TASK DETAILS: Take the lines from the top down to and including the one with "const binSeconds = 80;" and repeat them exactly. Omit images.

*** SOURCE MATERIAL ***

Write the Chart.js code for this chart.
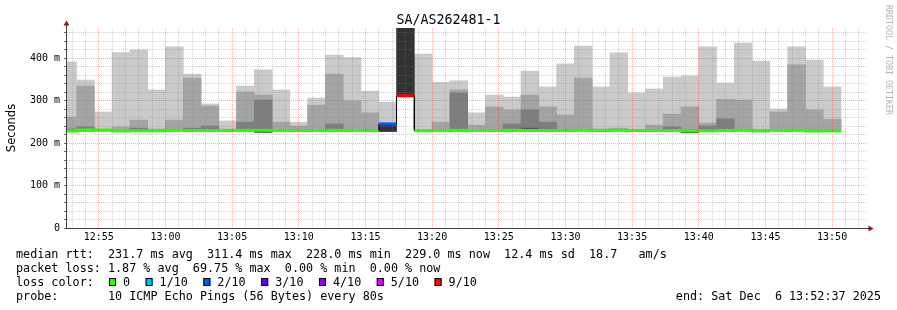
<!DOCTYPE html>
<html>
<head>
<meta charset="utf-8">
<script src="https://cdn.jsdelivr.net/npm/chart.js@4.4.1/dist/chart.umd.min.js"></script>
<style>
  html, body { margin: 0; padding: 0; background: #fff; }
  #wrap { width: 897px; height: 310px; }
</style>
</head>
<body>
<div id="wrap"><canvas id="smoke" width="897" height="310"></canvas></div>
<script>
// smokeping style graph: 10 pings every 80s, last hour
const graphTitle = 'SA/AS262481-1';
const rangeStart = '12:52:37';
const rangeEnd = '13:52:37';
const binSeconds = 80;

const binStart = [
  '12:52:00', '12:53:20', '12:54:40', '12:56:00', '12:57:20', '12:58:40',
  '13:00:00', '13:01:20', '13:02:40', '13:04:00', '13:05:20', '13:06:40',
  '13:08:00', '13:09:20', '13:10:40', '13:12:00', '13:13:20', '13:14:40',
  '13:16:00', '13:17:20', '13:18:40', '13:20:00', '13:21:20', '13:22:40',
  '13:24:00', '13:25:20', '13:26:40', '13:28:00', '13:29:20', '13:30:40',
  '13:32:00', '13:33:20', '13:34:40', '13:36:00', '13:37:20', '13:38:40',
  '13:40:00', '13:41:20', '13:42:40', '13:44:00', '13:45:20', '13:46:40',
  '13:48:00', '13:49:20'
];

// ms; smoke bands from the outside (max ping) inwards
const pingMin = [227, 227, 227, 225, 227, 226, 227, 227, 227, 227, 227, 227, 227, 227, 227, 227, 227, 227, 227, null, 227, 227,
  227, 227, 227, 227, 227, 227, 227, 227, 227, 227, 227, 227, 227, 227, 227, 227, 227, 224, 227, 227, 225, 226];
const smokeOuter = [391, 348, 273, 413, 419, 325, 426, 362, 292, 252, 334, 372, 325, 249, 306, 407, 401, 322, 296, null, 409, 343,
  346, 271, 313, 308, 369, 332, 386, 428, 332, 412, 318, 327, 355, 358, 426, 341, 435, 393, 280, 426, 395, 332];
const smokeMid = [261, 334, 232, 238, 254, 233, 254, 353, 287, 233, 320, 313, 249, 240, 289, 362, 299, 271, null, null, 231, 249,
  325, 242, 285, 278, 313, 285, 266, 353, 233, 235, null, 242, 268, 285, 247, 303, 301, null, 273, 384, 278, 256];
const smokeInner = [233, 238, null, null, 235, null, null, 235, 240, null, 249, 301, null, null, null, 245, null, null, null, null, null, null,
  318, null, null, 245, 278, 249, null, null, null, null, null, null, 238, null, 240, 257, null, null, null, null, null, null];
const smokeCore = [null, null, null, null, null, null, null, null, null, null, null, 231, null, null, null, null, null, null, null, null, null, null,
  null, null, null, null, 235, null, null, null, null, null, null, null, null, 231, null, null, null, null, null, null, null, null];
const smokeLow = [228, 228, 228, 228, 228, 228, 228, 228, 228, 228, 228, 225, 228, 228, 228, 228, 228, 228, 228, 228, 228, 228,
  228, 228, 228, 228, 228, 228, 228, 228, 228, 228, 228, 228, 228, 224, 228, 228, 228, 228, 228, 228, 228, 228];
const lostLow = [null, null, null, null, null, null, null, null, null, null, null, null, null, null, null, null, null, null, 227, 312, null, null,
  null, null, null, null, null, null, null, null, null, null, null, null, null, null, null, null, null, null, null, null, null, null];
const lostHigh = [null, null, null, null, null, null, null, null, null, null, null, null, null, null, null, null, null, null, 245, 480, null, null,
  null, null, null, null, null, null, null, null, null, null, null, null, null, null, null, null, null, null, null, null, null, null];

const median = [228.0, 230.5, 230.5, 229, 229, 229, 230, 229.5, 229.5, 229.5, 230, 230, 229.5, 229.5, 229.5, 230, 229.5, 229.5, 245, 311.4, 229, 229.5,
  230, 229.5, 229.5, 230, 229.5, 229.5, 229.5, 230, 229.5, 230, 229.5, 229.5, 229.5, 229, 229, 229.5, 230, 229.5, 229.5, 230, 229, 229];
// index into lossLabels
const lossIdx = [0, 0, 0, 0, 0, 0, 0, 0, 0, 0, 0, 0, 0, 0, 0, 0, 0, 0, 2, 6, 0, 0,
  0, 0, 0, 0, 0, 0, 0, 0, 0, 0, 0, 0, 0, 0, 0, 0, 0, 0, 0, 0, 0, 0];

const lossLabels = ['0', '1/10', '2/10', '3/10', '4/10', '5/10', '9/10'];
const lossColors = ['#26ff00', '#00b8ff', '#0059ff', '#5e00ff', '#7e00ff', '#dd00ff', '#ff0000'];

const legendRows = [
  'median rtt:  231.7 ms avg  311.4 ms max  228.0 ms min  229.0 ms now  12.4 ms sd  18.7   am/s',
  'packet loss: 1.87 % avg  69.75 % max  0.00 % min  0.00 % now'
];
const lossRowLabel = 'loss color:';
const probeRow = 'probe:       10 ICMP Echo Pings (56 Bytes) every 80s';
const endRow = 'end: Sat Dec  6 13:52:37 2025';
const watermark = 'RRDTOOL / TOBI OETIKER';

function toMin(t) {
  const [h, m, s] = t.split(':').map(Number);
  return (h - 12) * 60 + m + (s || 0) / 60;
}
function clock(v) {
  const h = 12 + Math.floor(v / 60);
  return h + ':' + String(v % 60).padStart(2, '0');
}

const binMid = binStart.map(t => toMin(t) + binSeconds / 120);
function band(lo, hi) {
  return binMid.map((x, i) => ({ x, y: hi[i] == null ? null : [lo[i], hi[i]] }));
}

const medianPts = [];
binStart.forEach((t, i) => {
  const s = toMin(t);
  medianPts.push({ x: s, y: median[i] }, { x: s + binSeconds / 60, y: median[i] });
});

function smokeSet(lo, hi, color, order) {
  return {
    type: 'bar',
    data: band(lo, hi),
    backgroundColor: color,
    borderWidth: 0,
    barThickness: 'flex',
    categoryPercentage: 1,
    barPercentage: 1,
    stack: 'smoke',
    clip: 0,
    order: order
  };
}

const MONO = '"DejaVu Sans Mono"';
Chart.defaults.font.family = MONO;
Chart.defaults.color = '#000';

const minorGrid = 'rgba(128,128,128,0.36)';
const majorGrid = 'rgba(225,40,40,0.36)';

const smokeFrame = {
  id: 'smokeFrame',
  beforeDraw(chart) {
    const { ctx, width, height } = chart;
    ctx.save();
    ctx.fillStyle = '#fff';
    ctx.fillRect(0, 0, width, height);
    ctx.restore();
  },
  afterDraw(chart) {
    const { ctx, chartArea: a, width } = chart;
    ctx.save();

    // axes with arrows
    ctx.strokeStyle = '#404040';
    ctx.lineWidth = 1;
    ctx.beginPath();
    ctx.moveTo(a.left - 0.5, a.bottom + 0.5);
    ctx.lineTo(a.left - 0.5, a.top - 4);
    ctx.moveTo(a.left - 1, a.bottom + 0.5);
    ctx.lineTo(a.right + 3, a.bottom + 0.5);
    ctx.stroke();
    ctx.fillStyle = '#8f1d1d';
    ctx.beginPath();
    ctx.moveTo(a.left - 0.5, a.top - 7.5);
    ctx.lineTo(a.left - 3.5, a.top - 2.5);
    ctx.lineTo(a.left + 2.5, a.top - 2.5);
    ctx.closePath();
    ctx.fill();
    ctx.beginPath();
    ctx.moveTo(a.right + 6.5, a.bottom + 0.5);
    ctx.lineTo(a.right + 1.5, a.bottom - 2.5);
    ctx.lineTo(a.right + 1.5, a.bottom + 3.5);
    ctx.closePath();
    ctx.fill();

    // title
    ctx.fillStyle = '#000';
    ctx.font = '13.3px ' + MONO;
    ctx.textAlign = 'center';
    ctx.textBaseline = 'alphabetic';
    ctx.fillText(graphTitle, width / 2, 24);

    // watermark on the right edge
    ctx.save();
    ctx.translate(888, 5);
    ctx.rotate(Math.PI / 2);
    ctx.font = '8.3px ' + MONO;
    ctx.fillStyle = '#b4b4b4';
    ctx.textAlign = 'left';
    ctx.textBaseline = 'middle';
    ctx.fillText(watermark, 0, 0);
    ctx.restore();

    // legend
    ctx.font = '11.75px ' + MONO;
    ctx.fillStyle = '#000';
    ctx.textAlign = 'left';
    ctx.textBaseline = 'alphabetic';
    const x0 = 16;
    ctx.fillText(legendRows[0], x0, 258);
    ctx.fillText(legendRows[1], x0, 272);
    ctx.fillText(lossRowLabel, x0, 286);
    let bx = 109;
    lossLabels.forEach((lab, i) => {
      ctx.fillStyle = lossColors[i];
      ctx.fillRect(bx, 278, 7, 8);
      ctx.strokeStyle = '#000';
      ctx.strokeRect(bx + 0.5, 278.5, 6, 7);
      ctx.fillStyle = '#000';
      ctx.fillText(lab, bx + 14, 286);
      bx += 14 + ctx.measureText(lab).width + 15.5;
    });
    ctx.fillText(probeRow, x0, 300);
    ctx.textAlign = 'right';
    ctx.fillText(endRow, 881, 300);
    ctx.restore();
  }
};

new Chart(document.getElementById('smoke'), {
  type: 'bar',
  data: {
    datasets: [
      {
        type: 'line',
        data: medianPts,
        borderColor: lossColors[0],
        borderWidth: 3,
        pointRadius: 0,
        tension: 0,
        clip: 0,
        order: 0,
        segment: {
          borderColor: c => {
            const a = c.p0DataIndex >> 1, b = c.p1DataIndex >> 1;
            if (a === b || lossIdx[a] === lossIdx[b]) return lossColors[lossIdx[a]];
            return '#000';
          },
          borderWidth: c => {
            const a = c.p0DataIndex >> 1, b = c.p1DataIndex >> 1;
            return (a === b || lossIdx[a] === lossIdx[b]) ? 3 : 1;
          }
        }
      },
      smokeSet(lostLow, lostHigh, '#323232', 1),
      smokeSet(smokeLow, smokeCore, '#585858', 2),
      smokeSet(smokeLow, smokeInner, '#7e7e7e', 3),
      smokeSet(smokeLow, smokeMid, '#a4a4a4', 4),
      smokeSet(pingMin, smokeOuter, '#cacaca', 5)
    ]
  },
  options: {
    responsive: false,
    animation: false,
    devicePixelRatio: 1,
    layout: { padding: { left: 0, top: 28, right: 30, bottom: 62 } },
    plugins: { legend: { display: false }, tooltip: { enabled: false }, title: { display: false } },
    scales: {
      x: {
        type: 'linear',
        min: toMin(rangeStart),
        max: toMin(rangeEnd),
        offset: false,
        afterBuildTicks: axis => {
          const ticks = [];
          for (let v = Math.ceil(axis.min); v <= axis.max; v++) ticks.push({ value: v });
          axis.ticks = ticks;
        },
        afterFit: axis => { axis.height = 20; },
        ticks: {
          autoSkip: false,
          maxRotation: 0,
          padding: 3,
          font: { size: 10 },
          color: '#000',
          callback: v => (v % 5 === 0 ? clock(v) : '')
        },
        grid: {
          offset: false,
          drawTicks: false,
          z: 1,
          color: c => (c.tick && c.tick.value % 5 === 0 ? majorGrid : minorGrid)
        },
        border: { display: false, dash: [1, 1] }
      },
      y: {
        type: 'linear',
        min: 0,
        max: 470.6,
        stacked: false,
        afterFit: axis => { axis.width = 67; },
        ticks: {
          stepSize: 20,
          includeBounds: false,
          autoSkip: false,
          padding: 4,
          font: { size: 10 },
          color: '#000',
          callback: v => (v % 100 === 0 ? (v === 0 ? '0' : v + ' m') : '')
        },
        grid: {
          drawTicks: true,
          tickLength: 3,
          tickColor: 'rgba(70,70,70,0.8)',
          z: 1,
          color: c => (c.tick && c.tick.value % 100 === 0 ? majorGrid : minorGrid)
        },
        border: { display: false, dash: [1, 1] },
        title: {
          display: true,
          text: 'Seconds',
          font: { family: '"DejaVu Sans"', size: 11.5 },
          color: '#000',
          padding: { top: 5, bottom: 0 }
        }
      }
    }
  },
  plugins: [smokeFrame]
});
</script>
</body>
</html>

***

FINAL RESULT:
Write the Chart.js code for this chart.
<!DOCTYPE html>
<html>
<head>
<meta charset="utf-8">
<script src="https://cdn.jsdelivr.net/npm/chart.js@4.4.1/dist/chart.umd.min.js"></script>
<style>
  html, body { margin: 0; padding: 0; background: #fff; }
  #wrap { width: 897px; height: 310px; }
</style>
</head>
<body>
<div id="wrap"><canvas id="smoke" width="897" height="310"></canvas></div>
<script>
// smokeping style graph: 10 pings every 80s, last hour
const graphTitle = 'SA/AS262481-1';
const rangeStart = '12:52:37';
const rangeEnd = '13:52:37';
const binSeconds = 80;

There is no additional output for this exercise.